Ask pretty much anyone if people are too materialistic and too focused on consumption and most people will agree. Most people will agree that the amount of consumption and the drive to buy in this country (and most highly-developed countries for that matter) is too high and in the end, unsustainable.
Ask an economics major or someone from our world-renowned business school and you are more likely to get a different answer: that consumer spending drives our economy and any negative change in spending habits will send our economy into a spiral of destruction. According to a letter to the editor in yesterday’s Daily by Adam Southard, an Econ major, “economic analysis illustrates the United States is not at its optimal (or maximum) level of consumption.” In other words, people in the United States should be getting even more stuff.

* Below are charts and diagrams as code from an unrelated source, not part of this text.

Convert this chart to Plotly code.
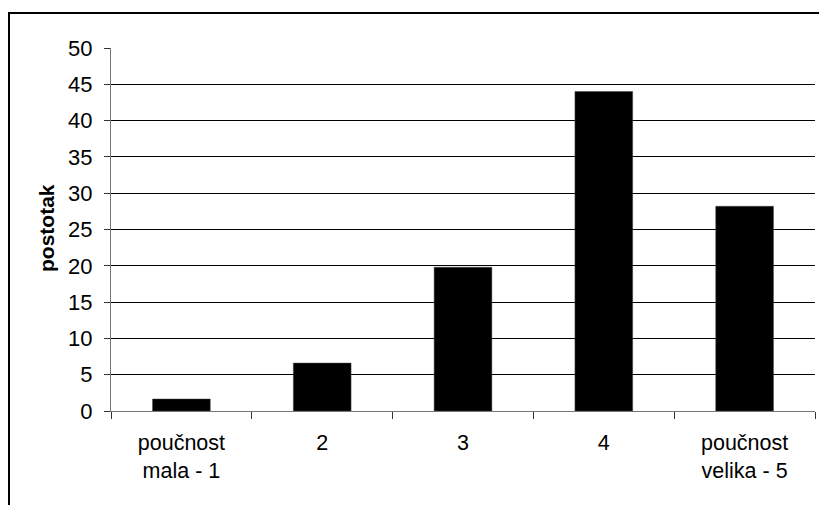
import plotly.graph_objects as go

categories = ["poučnost<br>mala - 1", "2", "3", "4", "poučnost<br>velika - 5"]
values = [1.65, 6.6, 19.8, 44.0, 28.2]
y_ticks = [0, 5, 10, 15, 20, 25, 30, 35, 40, 45, 50]
y_title = "postotak"

W, H = 819, 505
L, R, T, B = 111, 4, 48, 94
pw = W - L - R
ph = H - T - B

def px_to_paper_x(px):
    return (px - L) / pw

def py_to_paper_y(py):
    return (H - B - py) / ph

FONT = "Liberation Sans, Arial, sans-serif"

fig = go.Figure(go.Bar(
    x=categories, y=values,
    marker=dict(color="black", line=dict(color="#444", width=0.5)),
    width=0.41,
))

bx0, by_top, bx1, by_bot = px_to_paper_x(9), py_to_paper_y(13), px_to_paper_x(819), py_to_paper_y(505)
border_path = f"M {bx0},{by_bot} L {bx0},{by_top} L {bx1},{by_top}"

fig.update_layout(
    width=W, height=H,
    margin=dict(l=L, r=R, t=T, b=B, autoexpand=False),
    paper_bgcolor="white", plot_bgcolor="white",
    showlegend=False,
    font=dict(family=FONT, size=22, color="black"),
    xaxis=dict(
        type="category",
        showline=True, linecolor="#777", linewidth=1,
        ticks="outside", tickson="boundaries", ticklen=7, tickcolor="#333",
        showgrid=False, zeroline=False,
        tickfont=dict(family=FONT, size=21.5, color="black"),
        ticklabelstandoff=12,
        fixedrange=True,
    ),
    yaxis=dict(
        range=[0, 50], tickvals=y_ticks,
        showline=True, linecolor="#777", linewidth=1,
        ticks="outside", ticklen=6, tickcolor="#333",
        showgrid=True, gridcolor="black", gridwidth=1,
        zeroline=False,
        tickfont=dict(family=FONT, size=22, color="black"),
        ticklabelstandoff=7,
        fixedrange=True,
    ),
    annotations=[dict(
        text="<b>" + y_title + "</b>", textangle=-90,
        xref="paper", yref="paper",
        x=px_to_paper_x(46), y=py_to_paper_y(228),
        xanchor="center", yanchor="middle", showarrow=False,
        font=dict(family=FONT, size=21, color="black"),
    )],
    shapes=[
        dict(type="path", xref="paper", yref="paper", path=border_path,
             fillcolor="rgba(0,0,0,0)",
             line=dict(color="black", width=2)),
    ],
)

fig.write_html(
    "out.html",
    config=dict(displayModeBar=False),
    post_script="document.body.style.margin='0';document.body.style.overflow='hidden';",
)
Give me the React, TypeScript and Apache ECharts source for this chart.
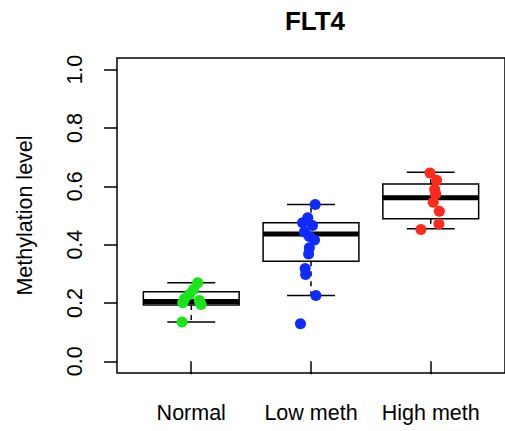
import React, { useEffect, useRef } from "react";
import * as echarts from "echarts";

const categories = ["Normal", "Low meth", "High meth"];
const yTicks = [0, 0.2, 0.4, 0.6, 0.8, 1.0];
const xTicks = [1, 2, 3];

// box statistics: lower whisker, Q1, median, Q3, upper whisker
const boxLow = [0.1346, 0.226, 0.4545];
const boxQ1 = [0.193, 0.3435, 0.4887];
const boxMedian = [0.2055, 0.437, 0.5606];
const boxQ3 = [0.2387, 0.475, 0.608];
const boxHigh = [0.2695, 0.5377, 0.648];

// individual samples and their horizontal jitter (category units)
const normalValues = [0.2695, 0.2466, 0.2295, 0.2158, 0.201, 0.2089, 0.1952, 0.1346];
const normalJitter = [0.054, 0.019, -0.016, -0.055, -0.071, 0.068, 0.082, -0.077];
const lowValues = [0.5377, 0.492, 0.475, 0.466, 0.4435, 0.428, 0.416, 0.389, 0.368, 0.318, 0.298, 0.226, 0.129];
const lowJitter = [0.035, -0.027, -0.07, 0.012, -0.055, -0.014, 0.029, -0.014, -0.02, -0.049, -0.045, 0.041, -0.088];
const highValues = [0.646, 0.621, 0.589, 0.574, 0.5455, 0.5147, 0.471, 0.452];
const highJitter = [-0.006, 0.049, 0.033, 0.041, 0.021, 0.072, 0.068, -0.082];

const groupColors = ["#19e619", "#0f2bff", "#ff2a1a"];
const FONT = "'Liberation Sans', Arial, Helvetica, sans-serif";

export default function App() {
  const ref = useRef<HTMLDivElement>(null);
  useEffect(() => {
    if (!ref.current) return;
    const chart = echarts.init(ref.current, null, { renderer: "svg" });
    const groups = [
      [normalValues, normalJitter],
      [lowValues, lowJitter],
      [highValues, highJitter],
    ];
    const scatterSeries = groups.map(([vals, jit], gi) => ({
      type: "scatter",
      name: categories[gi],
      symbol: "circle",
      symbolSize: 11,
      z: 5,
      itemStyle: { color: groupColors[gi], opacity: 1 },
      data: (vals as number[]).map((v, k) => [gi + 1 + (jit as number[])[k], v]),
    }));
    const boxData = categories.map((_, i) => [i + 1, boxLow[i], boxQ1[i], boxMedian[i], boxQ3[i], boxHigh[i]]);
    const option: any = {
      animation: false,
      textStyle: { fontFamily: FONT },
      grid: {
        left: 117,
        right: -7,
        top: 58,
        bottom: 58,
        show: true,
        borderColor: "#000",
        borderWidth: 1.5,
        backgroundColor: "transparent",
      },
      xAxis: {
        type: "value",
        min: 0.38,
        max: 3.62,
        splitLine: { show: false },
        axisLine: { show: false },
        axisTick: {
          show: true,
          customValues: xTicks,
          length: 13,
          inside: false,
          lineStyle: { color: "#000", width: 1.5 },
        },
        axisLabel: {
          customValues: xTicks,
          formatter: (v: number) => categories[Math.round(v) - 1],
          fontSize: 21.5,
          color: "#000",
          margin: 29,
          fontFamily: FONT,
        },
      },
      yAxis: {
        type: "value",
        min: -0.04,
        max: 1.04,
        splitLine: { show: false },
        axisLine: { show: false },
        axisTick: {
          show: true,
          customValues: yTicks,
          length: 13,
          inside: false,
          lineStyle: { color: "#000", width: 1.5 },
        },
        axisLabel: {
          customValues: yTicks,
          formatter: (v: number) => v.toFixed(1),
          rotate: 90,
          fontSize: 21.5,
          color: "#000",
          margin: 31,
          fontFamily: FONT,
        },
        name: "Methylation level",
        nameLocation: "middle",
        nameRotate: 90,
        nameGap: 81,
        nameTextStyle: { fontSize: 21.5, color: "#000", fontFamily: FONT },
      },
      graphic: [
        {
          type: "text",
          x: 315,
          y: 21,
          style: {
            text: "FLT4",
            font: `bold 26px ${FONT}`,
            fill: "#000",
            textAlign: "center",
            textVerticalAlign: "middle",
          },
        },
      ],
      series: [
        {
          type: "custom",
          z: 2,
          encode: { x: 0, y: [1, 2, 3, 4, 5] },
          data: boxData,
          renderItem: (params: any, api: any) => {
            const x = api.value(0);
            const lo = api.coord([x, api.value(1)]);
            const q1 = api.coord([x, api.value(2)]);
            const med = api.coord([x, api.value(3)]);
            const q3 = api.coord([x, api.value(4)]);
            const hi = api.coord([x, api.value(5)]);
            const halfW = api.coord([x + 0.4, 0])[0] - lo[0];
            const capHalf = halfW / 2;
            const cx = lo[0];
            const solid = { stroke: "#000", lineWidth: 1.5, fill: null };
            const dashed = { stroke: "#000", lineWidth: 1.5, lineDash: [5, 5], fill: null };
            return {
              type: "group",
              children: [
                { type: "line", shape: { x1: cx, y1: q3[1], x2: cx, y2: hi[1] }, style: dashed },
                { type: "line", shape: { x1: cx, y1: q1[1], x2: cx, y2: lo[1] }, style: dashed },
                { type: "line", shape: { x1: cx - capHalf, y1: hi[1], x2: cx + capHalf, y2: hi[1] }, style: solid },
                { type: "line", shape: { x1: cx - capHalf, y1: lo[1], x2: cx + capHalf, y2: lo[1] }, style: solid },
                {
                  type: "rect",
                  shape: { x: cx - halfW, y: q3[1], width: 2 * halfW, height: q1[1] - q3[1] },
                  style: { stroke: "#000", lineWidth: 1.5, fill: "#fff" },
                },
                {
                  type: "line",
                  shape: { x1: cx - halfW, y1: med[1], x2: cx + halfW, y2: med[1] },
                  style: { stroke: "#000", lineWidth: 5 },
                },
              ],
            };
          },
        },
        ...scatterSeries,
      ],
    };
    chart.setOption(option);
    return () => chart.dispose();
  }, []);
  return (
    <div
      ref={ref}
      style={{ position: "fixed", left: 0, top: 0, width: 505, height: 431, background: "#fff" }}
    />
  );
}
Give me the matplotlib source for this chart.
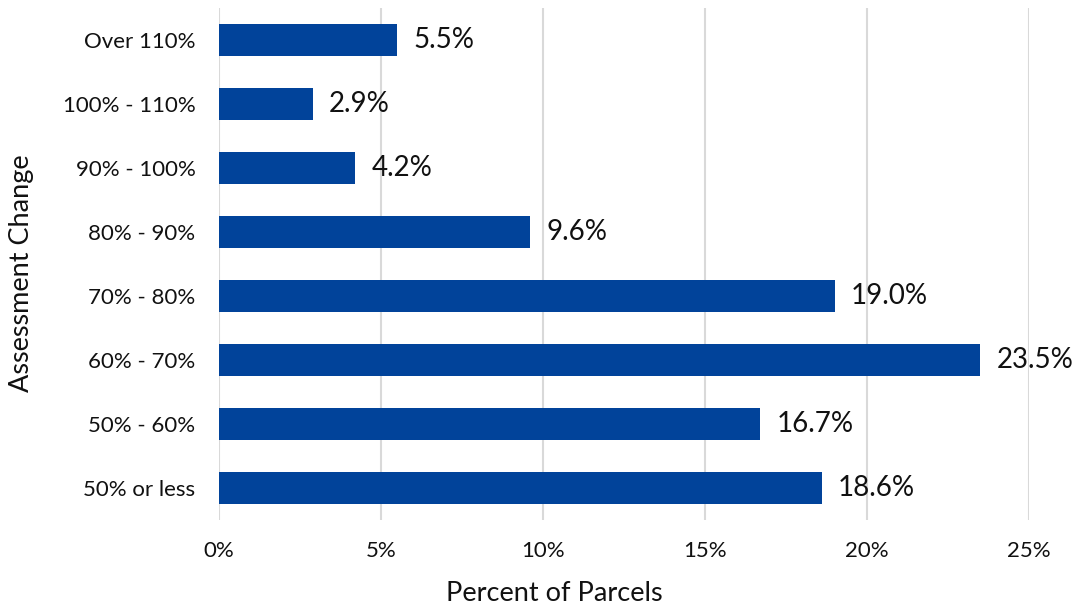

Not at optimal consumption? You mean we can buy more? Why? What more do we possibly need? Last Friday we all set a new record by spending $1.26 billion at Wal-Mart. Optimal for whom? Could we be buying more? Maybe. Should we be? No. See, that’s the problem with the economic thought spouted out from too many people. Sure, maybe economic theory suggests that people could buy more. But ask any real person in the real world and they are quite certain that the focus on consumption is too great.
Why is there this dichotomy between what real people think and what economics teaches? Partly it is a because economics thought is by no means the absolute science some people seem to think it is. It is a tool used by those in power to justify their policies. Its theories are not as definite as real scientific theories like gravity and relativity. The economics of liberal, free-market ideology too often ignore reality and factors other than money in pursuit of smooth graphs and convincing arguments.
Our society as a whole feels we consume too much, but our best economic data suggests that we need to consume at this level or greater in order to maintain our economic system. Does anyone else see a problem with that? It seems people try to trick us with statistics to prove that we should buy more when we already consume too much.
Regardless of where people draw the line, I think everyone and I do mean everyone, would agree that their will come a point where people consume too much. Somewhere, that line exists.
Maybe, just maybe, our consumption is within the bounds of acceptability. But the problem is, next year these economists will tell us we need to consume more than last year and more the year after that. We will be flooded with more and more stuff and rest assured people will buy it in record numbers, again and again. The demands of growth and economic expansion will require we keep buying more and more. It will never stop.
From this it follows that we will eventually (if we are not there already) come up to one of two barriers: Either we will definitely exceed the limits of responsible buying and move into over-consumption or before we get there, the U.S. consumer will be tapped out and will be forced to stop consuming out of personal economic necessity. Both outcomes are by definition bad. The former will promote an unsustainable, overly materialistic world and the latter will violently and suddenly halt the U.S. economy and bankrupt corporations and individuals alike.
So even people who don’t agree with me that we are already over-consuming should be worried. Why not head this coming problem off at the pass? We need to search for alternatives that won’t force consumers to buy more each year. We need to start slowly weaning the economy from it’s dependence on excessive consumer spending.
Last Friday was Buy Nothing Day. Held on that day after Thanksgiving that sends herds of shoppers to kick off the holiday buying season, Buy Nothing Day is day designed to provide a counter to the glorification of shopping. Maybe that’s a start. I always thought it was a pretty benign idea: Take one day to glorify not buying; spread the idea that enjoyment can be found without purchasing something new. But I was quite surprised by the way people responded to the premise of Buy Nothing Day. People seemed threatened, as though their very lives depended on buying every day. Stop buying? “Nonsense,” they said, “What about the sales? What about the economy?”
The vast majority of history, even the vast majority of U.S. history, was a time where consumption wasn’t glorified, where people didn’t buy stuff every day. Now people and society itself feels threatened by one day, one day only, out of the year when we don’t consume. It’s pathetic.